きょうは、ユングの提唱する「母親コンプレックス」とその対処法についてお話ししましょう。実はこれ、男性も女性も持っている可能性があります。
「恋人はなんで同じように愛してくれないんだろう」「きっと最後には捨てられるんだろうな…」という思いは、この母親コンプレックスからくる反応。このコンプレックスを抱え、生きづらさを感じているというかたは、結構多いのではないでしょうか。
母親コンプレックスとは?
母親コンプレックスは、「母親に愛されたい(だから自分はいい子でいる)」「すべてを包み込むように受け止めてほしい」「自分の思い通りに欲求を満たしてほしい」という気持ちと、それを満たされない場合の「なぜ、もっと愛してくれないの」という敵意や恨み、「どうせわかってもらえないはず」とか「きっとこの人も私を見捨てるはずだ」などという強い失望やあきらめの反応が起こります。

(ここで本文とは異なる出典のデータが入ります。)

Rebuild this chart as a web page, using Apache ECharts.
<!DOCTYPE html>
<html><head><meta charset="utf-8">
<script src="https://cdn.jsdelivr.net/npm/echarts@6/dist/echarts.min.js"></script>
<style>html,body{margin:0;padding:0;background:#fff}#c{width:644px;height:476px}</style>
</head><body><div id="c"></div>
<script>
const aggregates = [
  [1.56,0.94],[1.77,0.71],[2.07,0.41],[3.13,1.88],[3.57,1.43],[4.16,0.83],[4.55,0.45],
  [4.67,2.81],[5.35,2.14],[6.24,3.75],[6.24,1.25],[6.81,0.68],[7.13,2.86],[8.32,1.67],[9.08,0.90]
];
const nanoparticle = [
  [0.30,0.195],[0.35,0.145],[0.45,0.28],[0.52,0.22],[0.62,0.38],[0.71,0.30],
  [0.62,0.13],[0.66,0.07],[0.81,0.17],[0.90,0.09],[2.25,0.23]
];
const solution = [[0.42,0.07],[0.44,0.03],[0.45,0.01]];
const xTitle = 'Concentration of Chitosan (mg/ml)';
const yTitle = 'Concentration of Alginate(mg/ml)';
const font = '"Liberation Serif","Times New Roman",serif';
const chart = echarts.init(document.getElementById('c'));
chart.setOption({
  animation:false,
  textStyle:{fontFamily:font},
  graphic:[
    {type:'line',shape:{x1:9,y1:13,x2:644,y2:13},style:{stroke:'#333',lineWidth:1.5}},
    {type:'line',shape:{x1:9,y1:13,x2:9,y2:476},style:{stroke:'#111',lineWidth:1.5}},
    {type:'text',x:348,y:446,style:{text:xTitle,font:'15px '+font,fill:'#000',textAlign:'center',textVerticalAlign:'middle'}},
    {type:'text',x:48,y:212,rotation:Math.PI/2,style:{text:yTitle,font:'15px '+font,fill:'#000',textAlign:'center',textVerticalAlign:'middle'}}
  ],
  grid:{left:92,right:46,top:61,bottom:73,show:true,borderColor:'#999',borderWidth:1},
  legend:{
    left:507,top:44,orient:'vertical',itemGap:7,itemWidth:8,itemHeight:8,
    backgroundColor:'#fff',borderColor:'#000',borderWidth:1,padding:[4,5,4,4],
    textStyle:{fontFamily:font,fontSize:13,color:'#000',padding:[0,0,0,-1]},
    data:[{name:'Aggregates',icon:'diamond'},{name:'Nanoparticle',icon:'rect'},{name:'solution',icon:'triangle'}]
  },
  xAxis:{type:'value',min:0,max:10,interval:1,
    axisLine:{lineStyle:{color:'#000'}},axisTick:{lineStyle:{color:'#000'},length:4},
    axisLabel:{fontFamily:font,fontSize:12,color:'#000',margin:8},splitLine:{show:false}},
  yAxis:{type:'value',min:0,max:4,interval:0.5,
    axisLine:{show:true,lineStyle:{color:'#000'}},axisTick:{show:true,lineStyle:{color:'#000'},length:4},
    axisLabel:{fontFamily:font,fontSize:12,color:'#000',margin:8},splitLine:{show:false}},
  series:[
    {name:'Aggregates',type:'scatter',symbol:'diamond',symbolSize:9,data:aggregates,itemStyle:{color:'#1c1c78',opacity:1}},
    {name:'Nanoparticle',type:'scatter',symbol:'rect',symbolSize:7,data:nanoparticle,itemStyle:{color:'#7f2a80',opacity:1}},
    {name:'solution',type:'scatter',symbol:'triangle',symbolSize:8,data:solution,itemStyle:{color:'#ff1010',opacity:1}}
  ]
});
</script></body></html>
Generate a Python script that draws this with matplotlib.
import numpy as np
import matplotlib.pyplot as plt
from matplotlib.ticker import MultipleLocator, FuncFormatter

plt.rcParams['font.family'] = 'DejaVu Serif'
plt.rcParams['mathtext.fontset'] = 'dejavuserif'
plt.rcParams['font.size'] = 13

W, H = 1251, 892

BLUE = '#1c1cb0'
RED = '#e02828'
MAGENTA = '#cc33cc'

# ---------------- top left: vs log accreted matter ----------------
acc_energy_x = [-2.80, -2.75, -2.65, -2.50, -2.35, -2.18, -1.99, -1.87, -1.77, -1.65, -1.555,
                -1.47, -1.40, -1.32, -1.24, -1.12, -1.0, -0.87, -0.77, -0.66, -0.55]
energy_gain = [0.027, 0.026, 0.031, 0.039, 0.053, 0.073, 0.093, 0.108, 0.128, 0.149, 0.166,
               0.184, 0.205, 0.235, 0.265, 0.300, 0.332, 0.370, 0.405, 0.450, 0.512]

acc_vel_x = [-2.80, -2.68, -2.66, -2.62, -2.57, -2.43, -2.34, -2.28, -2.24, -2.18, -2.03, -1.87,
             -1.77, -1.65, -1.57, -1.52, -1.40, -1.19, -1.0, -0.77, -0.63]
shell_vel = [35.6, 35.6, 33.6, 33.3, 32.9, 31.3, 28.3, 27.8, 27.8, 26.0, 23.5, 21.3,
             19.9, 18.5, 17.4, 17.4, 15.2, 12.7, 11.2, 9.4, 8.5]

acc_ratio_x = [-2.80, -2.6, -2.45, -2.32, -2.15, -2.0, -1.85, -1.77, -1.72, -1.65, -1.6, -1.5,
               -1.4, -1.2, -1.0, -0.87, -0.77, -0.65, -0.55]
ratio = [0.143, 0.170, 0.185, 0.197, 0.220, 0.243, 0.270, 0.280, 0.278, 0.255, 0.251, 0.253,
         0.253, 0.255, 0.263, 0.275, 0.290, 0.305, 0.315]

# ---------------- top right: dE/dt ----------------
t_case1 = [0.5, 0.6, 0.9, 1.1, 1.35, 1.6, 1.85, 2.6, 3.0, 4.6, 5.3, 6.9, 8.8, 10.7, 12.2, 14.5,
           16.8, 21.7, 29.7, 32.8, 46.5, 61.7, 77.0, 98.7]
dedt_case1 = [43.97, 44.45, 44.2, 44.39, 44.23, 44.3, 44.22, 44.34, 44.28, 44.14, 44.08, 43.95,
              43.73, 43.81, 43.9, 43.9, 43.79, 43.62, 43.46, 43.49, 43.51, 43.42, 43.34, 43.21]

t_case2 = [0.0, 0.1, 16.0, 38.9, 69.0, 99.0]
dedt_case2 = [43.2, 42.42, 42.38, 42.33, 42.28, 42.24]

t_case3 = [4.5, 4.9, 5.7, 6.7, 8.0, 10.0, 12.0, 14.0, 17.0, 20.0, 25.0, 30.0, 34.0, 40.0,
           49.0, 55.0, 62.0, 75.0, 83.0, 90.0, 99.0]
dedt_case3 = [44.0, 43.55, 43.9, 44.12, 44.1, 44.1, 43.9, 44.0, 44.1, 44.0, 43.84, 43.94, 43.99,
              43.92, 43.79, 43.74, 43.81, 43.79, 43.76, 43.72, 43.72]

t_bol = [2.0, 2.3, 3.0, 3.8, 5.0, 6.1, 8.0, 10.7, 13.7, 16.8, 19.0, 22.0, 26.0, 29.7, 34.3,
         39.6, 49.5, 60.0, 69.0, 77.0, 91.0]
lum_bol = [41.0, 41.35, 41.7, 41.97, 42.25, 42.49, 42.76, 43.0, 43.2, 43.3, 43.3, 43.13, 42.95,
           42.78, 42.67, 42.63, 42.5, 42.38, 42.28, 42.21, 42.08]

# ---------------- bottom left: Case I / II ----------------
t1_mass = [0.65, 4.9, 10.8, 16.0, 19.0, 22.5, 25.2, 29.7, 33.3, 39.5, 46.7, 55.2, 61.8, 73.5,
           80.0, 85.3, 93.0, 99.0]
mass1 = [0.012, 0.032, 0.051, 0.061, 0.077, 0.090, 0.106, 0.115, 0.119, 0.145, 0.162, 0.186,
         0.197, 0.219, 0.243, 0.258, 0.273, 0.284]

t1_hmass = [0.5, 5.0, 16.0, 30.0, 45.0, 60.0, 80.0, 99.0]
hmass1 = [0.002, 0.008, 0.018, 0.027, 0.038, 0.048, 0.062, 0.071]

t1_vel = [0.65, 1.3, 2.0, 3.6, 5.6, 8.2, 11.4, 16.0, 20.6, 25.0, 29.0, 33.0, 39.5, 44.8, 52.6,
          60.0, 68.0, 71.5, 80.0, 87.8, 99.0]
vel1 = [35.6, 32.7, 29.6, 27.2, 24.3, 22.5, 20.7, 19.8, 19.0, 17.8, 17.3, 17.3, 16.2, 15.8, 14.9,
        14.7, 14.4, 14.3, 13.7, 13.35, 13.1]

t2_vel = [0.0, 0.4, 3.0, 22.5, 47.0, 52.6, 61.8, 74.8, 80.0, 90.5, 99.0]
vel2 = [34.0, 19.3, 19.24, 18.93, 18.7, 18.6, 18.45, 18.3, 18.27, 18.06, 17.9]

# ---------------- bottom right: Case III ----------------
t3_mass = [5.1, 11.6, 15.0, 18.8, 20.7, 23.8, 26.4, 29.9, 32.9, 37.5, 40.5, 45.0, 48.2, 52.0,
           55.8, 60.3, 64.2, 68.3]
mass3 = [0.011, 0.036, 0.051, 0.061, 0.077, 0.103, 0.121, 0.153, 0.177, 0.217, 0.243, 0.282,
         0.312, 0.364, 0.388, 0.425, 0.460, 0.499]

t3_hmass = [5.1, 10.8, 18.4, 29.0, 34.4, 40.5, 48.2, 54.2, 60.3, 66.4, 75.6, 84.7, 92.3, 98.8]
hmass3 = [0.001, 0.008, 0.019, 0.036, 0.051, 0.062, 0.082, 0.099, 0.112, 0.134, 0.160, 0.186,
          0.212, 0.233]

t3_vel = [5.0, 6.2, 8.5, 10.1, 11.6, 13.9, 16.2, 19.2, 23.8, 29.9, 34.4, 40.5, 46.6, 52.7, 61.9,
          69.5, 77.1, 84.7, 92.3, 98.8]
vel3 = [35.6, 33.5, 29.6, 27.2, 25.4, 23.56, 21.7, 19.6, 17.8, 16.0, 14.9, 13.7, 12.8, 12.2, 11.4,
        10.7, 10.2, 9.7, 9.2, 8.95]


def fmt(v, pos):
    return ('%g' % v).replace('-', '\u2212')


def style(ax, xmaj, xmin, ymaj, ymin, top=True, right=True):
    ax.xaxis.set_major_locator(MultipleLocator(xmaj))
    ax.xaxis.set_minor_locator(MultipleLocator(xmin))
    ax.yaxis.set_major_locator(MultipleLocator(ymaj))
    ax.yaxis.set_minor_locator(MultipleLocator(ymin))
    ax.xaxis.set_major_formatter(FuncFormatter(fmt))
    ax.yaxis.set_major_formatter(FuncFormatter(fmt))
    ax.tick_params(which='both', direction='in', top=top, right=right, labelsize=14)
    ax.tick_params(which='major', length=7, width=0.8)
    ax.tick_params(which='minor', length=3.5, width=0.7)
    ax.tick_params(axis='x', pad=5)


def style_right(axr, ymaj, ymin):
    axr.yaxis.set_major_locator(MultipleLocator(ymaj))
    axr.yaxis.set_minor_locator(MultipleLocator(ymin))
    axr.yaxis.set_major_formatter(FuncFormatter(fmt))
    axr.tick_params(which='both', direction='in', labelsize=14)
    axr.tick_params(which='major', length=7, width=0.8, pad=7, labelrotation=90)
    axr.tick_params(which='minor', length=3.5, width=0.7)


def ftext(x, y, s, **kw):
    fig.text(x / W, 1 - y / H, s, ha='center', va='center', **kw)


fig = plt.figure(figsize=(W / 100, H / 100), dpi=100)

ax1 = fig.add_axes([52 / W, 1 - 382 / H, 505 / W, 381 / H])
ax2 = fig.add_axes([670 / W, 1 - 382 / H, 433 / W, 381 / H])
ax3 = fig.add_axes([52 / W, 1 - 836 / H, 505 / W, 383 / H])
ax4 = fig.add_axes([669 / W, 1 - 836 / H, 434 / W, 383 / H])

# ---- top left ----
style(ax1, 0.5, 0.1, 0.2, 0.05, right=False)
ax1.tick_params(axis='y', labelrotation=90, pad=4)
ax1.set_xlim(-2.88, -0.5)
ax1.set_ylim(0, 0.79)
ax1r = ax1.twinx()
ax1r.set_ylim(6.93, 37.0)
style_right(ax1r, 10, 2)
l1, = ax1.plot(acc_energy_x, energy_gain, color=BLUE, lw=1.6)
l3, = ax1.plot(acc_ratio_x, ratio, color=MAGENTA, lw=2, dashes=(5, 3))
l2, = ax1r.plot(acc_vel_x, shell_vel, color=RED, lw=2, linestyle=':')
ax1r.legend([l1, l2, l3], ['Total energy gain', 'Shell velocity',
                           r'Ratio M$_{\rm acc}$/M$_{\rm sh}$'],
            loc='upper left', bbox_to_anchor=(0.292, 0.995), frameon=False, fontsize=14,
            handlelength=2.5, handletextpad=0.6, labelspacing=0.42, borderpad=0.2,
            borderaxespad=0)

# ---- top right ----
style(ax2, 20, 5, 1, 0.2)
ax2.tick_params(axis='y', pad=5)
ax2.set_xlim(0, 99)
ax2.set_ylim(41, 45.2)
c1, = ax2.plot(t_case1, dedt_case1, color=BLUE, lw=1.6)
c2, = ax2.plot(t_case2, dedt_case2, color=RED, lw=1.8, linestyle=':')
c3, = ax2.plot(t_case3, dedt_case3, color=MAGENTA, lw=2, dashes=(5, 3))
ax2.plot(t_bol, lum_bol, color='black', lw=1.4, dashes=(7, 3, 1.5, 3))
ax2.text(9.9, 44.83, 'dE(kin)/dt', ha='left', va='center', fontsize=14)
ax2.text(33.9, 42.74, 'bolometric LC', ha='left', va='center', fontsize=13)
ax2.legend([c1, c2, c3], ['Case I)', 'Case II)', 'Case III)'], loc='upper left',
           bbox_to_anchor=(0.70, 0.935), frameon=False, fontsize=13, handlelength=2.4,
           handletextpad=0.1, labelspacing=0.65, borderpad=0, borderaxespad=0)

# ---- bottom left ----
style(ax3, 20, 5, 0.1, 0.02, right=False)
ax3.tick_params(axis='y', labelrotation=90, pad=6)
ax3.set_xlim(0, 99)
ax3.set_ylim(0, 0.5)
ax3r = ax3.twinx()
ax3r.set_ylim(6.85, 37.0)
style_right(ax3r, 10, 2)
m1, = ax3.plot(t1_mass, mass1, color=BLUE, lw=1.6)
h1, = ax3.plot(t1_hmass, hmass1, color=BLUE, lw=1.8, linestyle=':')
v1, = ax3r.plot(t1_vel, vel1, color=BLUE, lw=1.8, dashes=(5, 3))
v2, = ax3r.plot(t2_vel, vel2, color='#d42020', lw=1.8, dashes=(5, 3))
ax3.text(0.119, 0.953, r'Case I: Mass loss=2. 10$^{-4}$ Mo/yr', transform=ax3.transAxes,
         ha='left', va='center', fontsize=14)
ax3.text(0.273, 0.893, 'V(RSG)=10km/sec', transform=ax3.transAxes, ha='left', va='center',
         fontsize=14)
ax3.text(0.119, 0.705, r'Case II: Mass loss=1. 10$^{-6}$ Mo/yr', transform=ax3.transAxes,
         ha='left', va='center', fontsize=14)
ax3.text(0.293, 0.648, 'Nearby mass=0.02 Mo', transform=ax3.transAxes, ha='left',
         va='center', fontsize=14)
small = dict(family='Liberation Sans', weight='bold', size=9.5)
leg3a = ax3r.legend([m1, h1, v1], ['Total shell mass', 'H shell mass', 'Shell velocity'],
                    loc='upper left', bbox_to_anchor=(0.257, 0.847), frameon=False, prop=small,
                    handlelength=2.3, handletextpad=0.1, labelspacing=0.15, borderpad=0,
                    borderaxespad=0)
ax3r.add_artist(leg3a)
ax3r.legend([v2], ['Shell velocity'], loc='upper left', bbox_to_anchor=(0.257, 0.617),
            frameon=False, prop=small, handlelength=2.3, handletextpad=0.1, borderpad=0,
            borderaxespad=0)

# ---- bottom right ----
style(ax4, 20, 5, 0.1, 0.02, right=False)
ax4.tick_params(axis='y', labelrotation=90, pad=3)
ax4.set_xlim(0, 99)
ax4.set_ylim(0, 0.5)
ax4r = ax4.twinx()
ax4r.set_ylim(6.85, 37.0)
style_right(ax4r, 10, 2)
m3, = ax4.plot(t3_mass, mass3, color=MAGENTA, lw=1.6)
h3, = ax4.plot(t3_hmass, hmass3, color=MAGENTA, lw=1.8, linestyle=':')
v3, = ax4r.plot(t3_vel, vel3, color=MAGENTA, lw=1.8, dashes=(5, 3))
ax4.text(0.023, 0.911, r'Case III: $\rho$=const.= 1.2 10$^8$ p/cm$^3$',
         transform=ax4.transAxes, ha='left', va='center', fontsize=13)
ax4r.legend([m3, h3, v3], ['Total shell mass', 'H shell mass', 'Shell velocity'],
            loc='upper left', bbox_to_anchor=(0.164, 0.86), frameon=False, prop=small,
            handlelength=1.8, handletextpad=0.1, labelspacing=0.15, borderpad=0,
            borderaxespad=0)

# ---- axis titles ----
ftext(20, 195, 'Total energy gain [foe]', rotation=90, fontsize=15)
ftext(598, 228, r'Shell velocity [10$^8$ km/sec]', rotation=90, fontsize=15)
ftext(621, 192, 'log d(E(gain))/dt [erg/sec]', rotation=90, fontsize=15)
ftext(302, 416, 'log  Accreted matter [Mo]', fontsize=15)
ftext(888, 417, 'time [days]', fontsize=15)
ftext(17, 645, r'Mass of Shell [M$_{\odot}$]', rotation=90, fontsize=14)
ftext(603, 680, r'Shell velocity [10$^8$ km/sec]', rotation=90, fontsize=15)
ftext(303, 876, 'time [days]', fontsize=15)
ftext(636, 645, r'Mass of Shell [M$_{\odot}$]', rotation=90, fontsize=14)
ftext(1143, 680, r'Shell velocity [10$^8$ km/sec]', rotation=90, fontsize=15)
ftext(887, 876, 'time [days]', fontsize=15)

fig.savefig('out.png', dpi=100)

対象が母親本人でなくとも、このコンプレックスは刺激されるので、年長の女性や他人の母親たちに対しても、同様の反応が出る可能性があります。
たとえば、職場やアルバイト先などで年長の女性に対し、はじめはおどおどしていたのが、1度やさしくしてもらえるとわかると、過度に甘えるようになってしまうというのもそれです。
また反対に、ちょっとしたことをきっかけに妙に反発したり、干渉や束縛を嫌って敵意に近いような感情を抱いたりするのも、このようなコンプレックスによる反応です。
男性の場合は相手が年長でなくとも、近しい女性に対して母親コンプレックスが働く場合があります。恋人や同僚、場合によっては部下や年下の女性に対しても同様の反応が現れる場合も多いですね。
日本で日常語として使われる「マザコン(ファザコン)」という言葉は、「マザー(ファザー)・コンプレックス」の略ですが、日常語におけるこれらの言葉は、単純に「母親や父親にべったりしていたり、恋人に対して母親や父親の影を追い求めたりする人」という意味でつかわれる場合が多いです。